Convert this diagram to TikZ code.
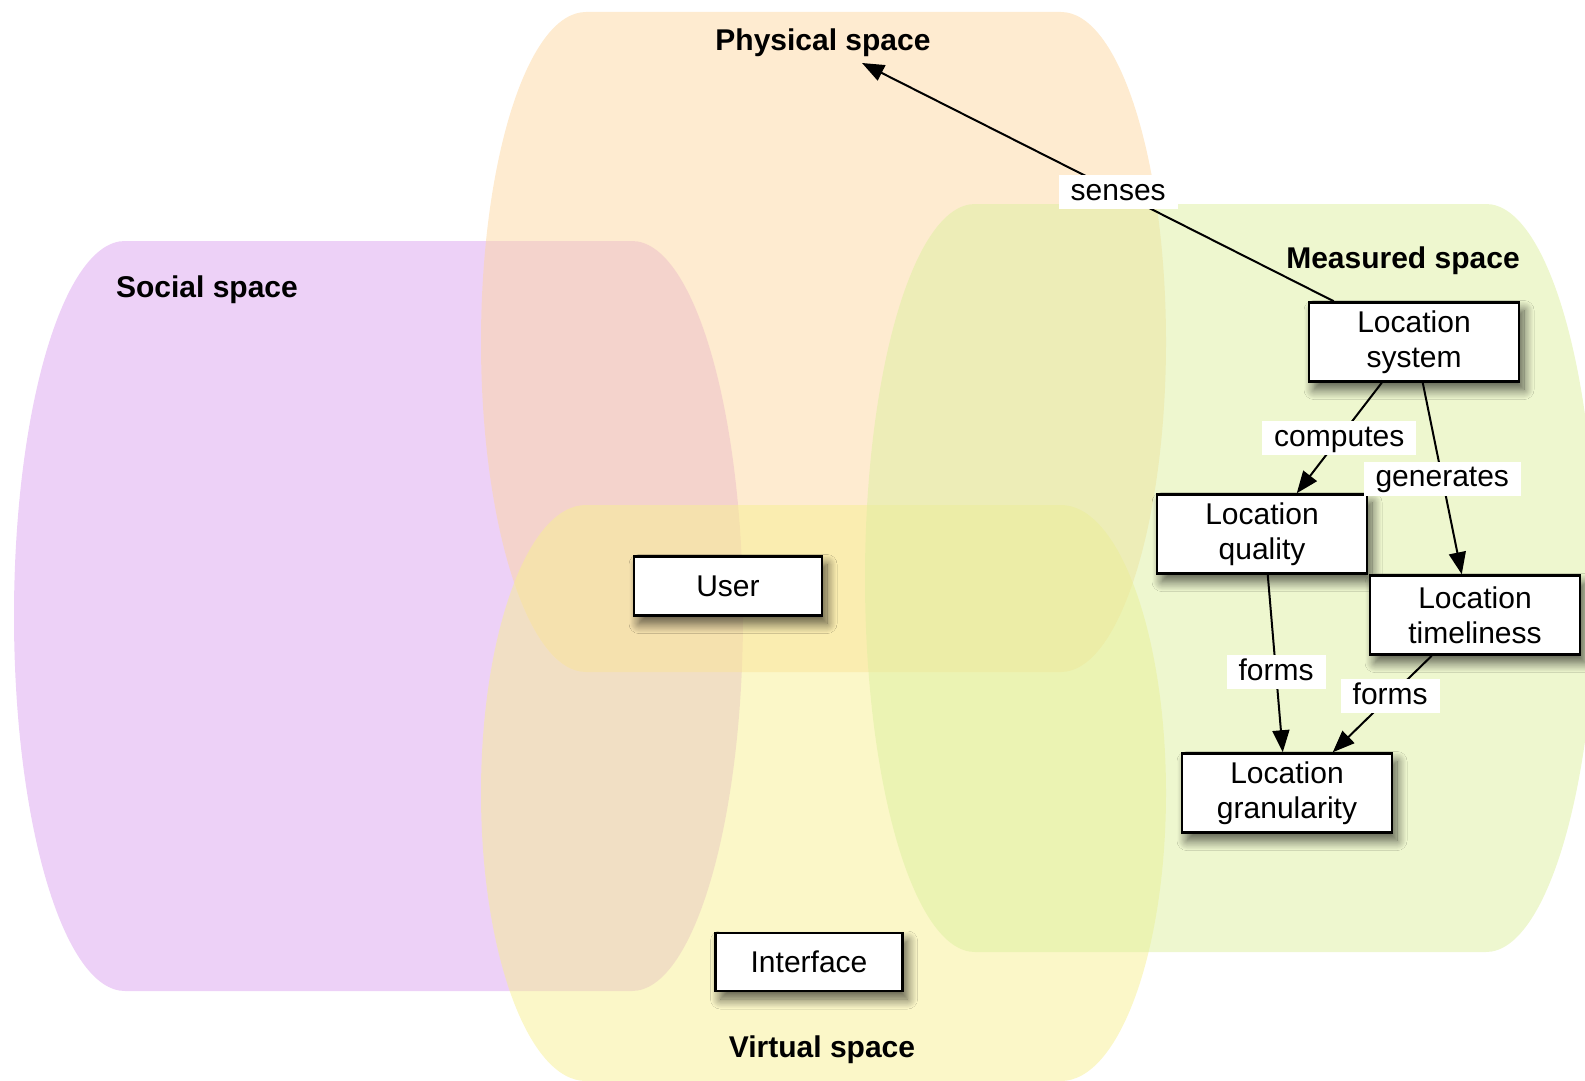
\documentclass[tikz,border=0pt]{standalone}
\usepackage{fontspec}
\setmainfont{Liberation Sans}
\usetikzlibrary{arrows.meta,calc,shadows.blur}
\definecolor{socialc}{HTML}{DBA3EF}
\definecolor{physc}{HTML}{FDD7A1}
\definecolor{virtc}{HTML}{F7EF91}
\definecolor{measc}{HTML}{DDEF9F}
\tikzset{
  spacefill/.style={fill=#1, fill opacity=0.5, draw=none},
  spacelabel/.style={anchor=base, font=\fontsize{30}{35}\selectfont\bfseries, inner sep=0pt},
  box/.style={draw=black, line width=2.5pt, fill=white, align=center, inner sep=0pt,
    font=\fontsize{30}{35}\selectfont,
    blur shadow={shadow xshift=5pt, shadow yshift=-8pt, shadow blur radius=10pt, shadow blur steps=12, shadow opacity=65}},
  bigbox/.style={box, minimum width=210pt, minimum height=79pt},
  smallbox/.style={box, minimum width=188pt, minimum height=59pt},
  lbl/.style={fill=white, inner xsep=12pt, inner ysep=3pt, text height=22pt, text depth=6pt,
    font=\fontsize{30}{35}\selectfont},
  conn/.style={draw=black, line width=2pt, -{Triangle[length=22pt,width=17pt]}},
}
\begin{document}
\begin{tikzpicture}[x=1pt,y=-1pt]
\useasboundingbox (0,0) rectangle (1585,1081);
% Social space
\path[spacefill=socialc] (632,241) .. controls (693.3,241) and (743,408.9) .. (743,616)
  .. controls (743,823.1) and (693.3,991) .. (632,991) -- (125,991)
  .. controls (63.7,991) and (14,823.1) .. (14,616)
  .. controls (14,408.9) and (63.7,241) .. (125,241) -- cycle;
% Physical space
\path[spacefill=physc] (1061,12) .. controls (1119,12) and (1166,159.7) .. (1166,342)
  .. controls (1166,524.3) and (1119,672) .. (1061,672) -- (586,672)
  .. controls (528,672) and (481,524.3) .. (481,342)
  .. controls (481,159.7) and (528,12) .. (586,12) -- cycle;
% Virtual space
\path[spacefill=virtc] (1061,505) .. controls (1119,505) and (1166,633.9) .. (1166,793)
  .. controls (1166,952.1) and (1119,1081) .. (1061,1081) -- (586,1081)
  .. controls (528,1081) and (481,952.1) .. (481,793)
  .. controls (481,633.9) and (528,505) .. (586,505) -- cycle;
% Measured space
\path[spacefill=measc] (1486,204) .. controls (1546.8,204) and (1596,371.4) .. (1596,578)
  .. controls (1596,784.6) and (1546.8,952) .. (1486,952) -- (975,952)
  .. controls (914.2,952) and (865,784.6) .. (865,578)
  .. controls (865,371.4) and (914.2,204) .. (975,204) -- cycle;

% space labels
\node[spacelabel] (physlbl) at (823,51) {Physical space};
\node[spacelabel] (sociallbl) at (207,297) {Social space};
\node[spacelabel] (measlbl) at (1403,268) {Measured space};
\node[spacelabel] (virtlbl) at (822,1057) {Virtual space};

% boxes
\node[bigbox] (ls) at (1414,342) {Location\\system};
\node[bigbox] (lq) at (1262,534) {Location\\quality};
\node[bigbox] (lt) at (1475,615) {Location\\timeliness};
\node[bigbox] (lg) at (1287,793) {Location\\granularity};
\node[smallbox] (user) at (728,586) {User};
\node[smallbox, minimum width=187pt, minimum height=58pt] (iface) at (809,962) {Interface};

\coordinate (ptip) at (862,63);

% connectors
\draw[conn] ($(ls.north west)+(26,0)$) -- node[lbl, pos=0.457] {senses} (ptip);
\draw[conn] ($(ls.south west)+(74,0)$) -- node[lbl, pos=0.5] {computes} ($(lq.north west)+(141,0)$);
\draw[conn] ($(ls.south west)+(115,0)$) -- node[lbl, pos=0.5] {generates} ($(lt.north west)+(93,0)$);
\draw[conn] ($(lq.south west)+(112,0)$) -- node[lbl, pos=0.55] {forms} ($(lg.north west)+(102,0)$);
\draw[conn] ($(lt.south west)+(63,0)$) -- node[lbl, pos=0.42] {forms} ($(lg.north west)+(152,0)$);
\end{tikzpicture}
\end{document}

###

Exercise objective - Copy out the whole listing exactly, and don't carry over any pictures.

Correct output -
Convert this diagram to TikZ code.
\documentclass[tikz,border=0pt]{standalone}
\usepackage{fontspec}
\setmainfont{Liberation Sans}
\usetikzlibrary{arrows.meta,calc,shadows.blur}
\definecolor{socialc}{HTML}{DBA3EF}
\definecolor{physc}{HTML}{FDD7A1}
\definecolor{virtc}{HTML}{F7EF91}
\definecolor{measc}{HTML}{DDEF9F}
\tikzset{
  spacefill/.style={fill=#1, fill opacity=0.5, draw=none},
  spacelabel/.style={anchor=base, font=\fontsize{30}{35}\selectfont\bfseries, inner sep=0pt},
  box/.style={draw=black, line width=2.5pt, fill=white, align=center, inner sep=0pt,
    font=\fontsize{30}{35}\selectfont,
    blur shadow={shadow xshift=5pt, shadow yshift=-8pt, shadow blur radius=10pt, shadow blur steps=12, shadow opacity=65}},
  bigbox/.style={box, minimum width=210pt, minimum height=79pt},
  smallbox/.style={box, minimum width=188pt, minimum height=59pt},
  lbl/.style={fill=white, inner xsep=12pt, inner ysep=3pt, text height=22pt, text depth=6pt,
    font=\fontsize{30}{35}\selectfont},
  conn/.style={draw=black, line width=2pt, -{Triangle[length=22pt,width=17pt]}},
}
\begin{document}
\begin{tikzpicture}[x=1pt,y=-1pt]
\useasboundingbox (0,0) rectangle (1585,1081);
% Social space
\path[spacefill=socialc] (632,241) .. controls (693.3,241) and (743,408.9) .. (743,616)
  .. controls (743,823.1) and (693.3,991) .. (632,991) -- (125,991)
  .. controls (63.7,991) and (14,823.1) .. (14,616)
  .. controls (14,408.9) and (63.7,241) .. (125,241) -- cycle;
% Physical space
\path[spacefill=physc] (1061,12) .. controls (1119,12) and (1166,159.7) .. (1166,342)
  .. controls (1166,524.3) and (1119,672) .. (1061,672) -- (586,672)
  .. controls (528,672) and (481,524.3) .. (481,342)
  .. controls (481,159.7) and (528,12) .. (586,12) -- cycle;
% Virtual space
\path[spacefill=virtc] (1061,505) .. controls (1119,505) and (1166,633.9) .. (1166,793)
  .. controls (1166,952.1) and (1119,1081) .. (1061,1081) -- (586,1081)
  .. controls (528,1081) and (481,952.1) .. (481,793)
  .. controls (481,633.9) and (528,505) .. (586,505) -- cycle;
% Measured space
\path[spacefill=measc] (1486,204) .. controls (1546.8,204) and (1596,371.4) .. (1596,578)
  .. controls (1596,784.6) and (1546.8,952) .. (1486,952) -- (975,952)
  .. controls (914.2,952) and (865,784.6) .. (865,578)
  .. controls (865,371.4) and (914.2,204) .. (975,204) -- cycle;

% space labels
\node[spacelabel] (physlbl) at (823,51) {Physical space};
\node[spacelabel] (sociallbl) at (207,297) {Social space};
\node[spacelabel] (measlbl) at (1403,268) {Measured space};
\node[spacelabel] (virtlbl) at (822,1057) {Virtual space};

% boxes
\node[bigbox] (ls) at (1414,342) {Location\\system};
\node[bigbox] (lq) at (1262,534) {Location\\quality};
\node[bigbox] (lt) at (1475,615) {Location\\timeliness};
\node[bigbox] (lg) at (1287,793) {Location\\granularity};
\node[smallbox] (user) at (728,586) {User};
\node[smallbox, minimum width=187pt, minimum height=58pt] (iface) at (809,962) {Interface};

\coordinate (ptip) at (862,63);

% connectors
\draw[conn] ($(ls.north west)+(26,0)$) -- node[lbl, pos=0.457] {senses} (ptip);
\draw[conn] ($(ls.south west)+(74,0)$) -- node[lbl, pos=0.5] {computes} ($(lq.north west)+(141,0)$);
\draw[conn] ($(ls.south west)+(115,0)$) -- node[lbl, pos=0.5] {generates} ($(lt.north west)+(93,0)$);
\draw[conn] ($(lq.south west)+(112,0)$) -- node[lbl, pos=0.55] {forms} ($(lg.north west)+(102,0)$);
\draw[conn] ($(lt.south west)+(63,0)$) -- node[lbl, pos=0.42] {forms} ($(lg.north west)+(152,0)$);
\end{tikzpicture}
\end{document}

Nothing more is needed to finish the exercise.